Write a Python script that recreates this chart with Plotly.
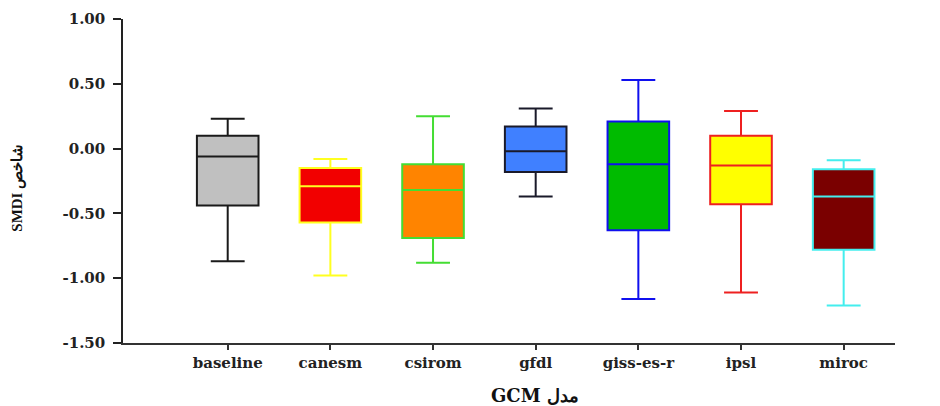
import plotly.graph_objects as go

categories = ["baseline", "canesm", "csirom", "gfdl", "giss-es-r", "ipsl", "miroc"]
upper_whisker = [0.23, -0.08, 0.25, 0.31, 0.53, 0.29, -0.09]
q3_values = [0.10, -0.15, -0.12, 0.17, 0.21, 0.10, -0.16]
median_values = [-0.06, -0.29, -0.32, -0.02, -0.12, -0.13, -0.37]
q1_values = [-0.44, -0.57, -0.69, -0.18, -0.63, -0.43, -0.78]
lower_whisker = [-0.87, -0.98, -0.88, -0.37, -1.16, -1.11, -1.21]

fill_colors = ["#c0c0c0", "#f20000", "#ff8400", "#4080ff", "#00bb00", "#ffff00", "#7a0000"]
line_colors = ["#1a1a1a", "#ffff20", "#44dd33", "#1a1a2a", "#1010ee", "#ee2020", "#44eeee"]

y_tick_values = [-1.5, -1.0, -0.5, 0.0, 0.5, 1.0]
y_tick_labels = ["-1.50", "-1.00", "-0.50", "0.00", "0.50", "1.00"]

fig = go.Figure()
for i, cat in enumerate(categories):
    fig.add_trace(go.Box(
        x=[cat],
        q1=[q1_values[i]],
        median=[median_values[i]],
        q3=[q3_values[i]],
        lowerfence=[lower_whisker[i]],
        upperfence=[upper_whisker[i]],
        fillcolor=fill_colors[i],
        line=dict(color=line_colors[i], width=2),
        width=0.6,
        whiskerwidth=0.55,
        boxpoints=False,
        showlegend=False,
        name=cat,
    ))

tick_font = dict(family="DejaVu Serif", size=15, color="#222", weight="bold")

fig.update_layout(
    width=940, height=406,
    margin=dict(l=115, r=53, t=11, b=71),
    paper_bgcolor="white", plot_bgcolor="white",
    boxmode="overlay",
    xaxis=dict(
        type="category", categoryorder="array", categoryarray=categories,
        range=[-1.02, 6.5], automargin=False,
        showline=True, linecolor="#333", linewidth=1.5,
        ticks="outside", ticklen=5, tickwidth=1.5, tickcolor="#333",
        showgrid=False, zeroline=False,
        tickfont=tick_font,
    ),
    yaxis=dict(
        range=[-1.5, 1.0], automargin=False,
        tickvals=y_tick_values, ticktext=y_tick_labels,
        showline=True, linecolor="#222", linewidth=1.5,
        ticks="outside", ticklen=8, tickwidth=1.5, tickcolor="#222",
        ticklabelstandoff=5,
        showgrid=False, zeroline=False,
        tickfont=tick_font,
    ),
    annotations=[
        dict(text="GCM مدل", xref="paper", yref="paper", x=0.534, y=-0.163,
             showarrow=False, xanchor="center", yanchor="middle",
             font=dict(family="DejaVu Serif", size=18, color="#111", weight="bold")),
        dict(text="SMDI شاخص", xref="paper", yref="paper", x=-0.137, y=0.48,
             showarrow=False, xanchor="center", yanchor="middle", textangle=-90,
             font=dict(family="Liberation Serif", size=15, color="#111", weight="bold")),
    ],
)

fig.write_html("out.html")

◆ ◆ ◆

▸ Directive: Copy nothing but the lines from the first one in the listing through the line with "-1.16, -1.11, -1.21]", and omit the pictures.

▸ Result below:
Write a Python script that recreates this chart with Plotly.
import plotly.graph_objects as go

categories = ["baseline", "canesm", "csirom", "gfdl", "giss-es-r", "ipsl", "miroc"]
upper_whisker = [0.23, -0.08, 0.25, 0.31, 0.53, 0.29, -0.09]
q3_values = [0.10, -0.15, -0.12, 0.17, 0.21, 0.10, -0.16]
median_values = [-0.06, -0.29, -0.32, -0.02, -0.12, -0.13, -0.37]
q1_values = [-0.44, -0.57, -0.69, -0.18, -0.63, -0.43, -0.78]
lower_whisker = [-0.87, -0.98, -0.88, -0.37, -1.16, -1.11, -1.21]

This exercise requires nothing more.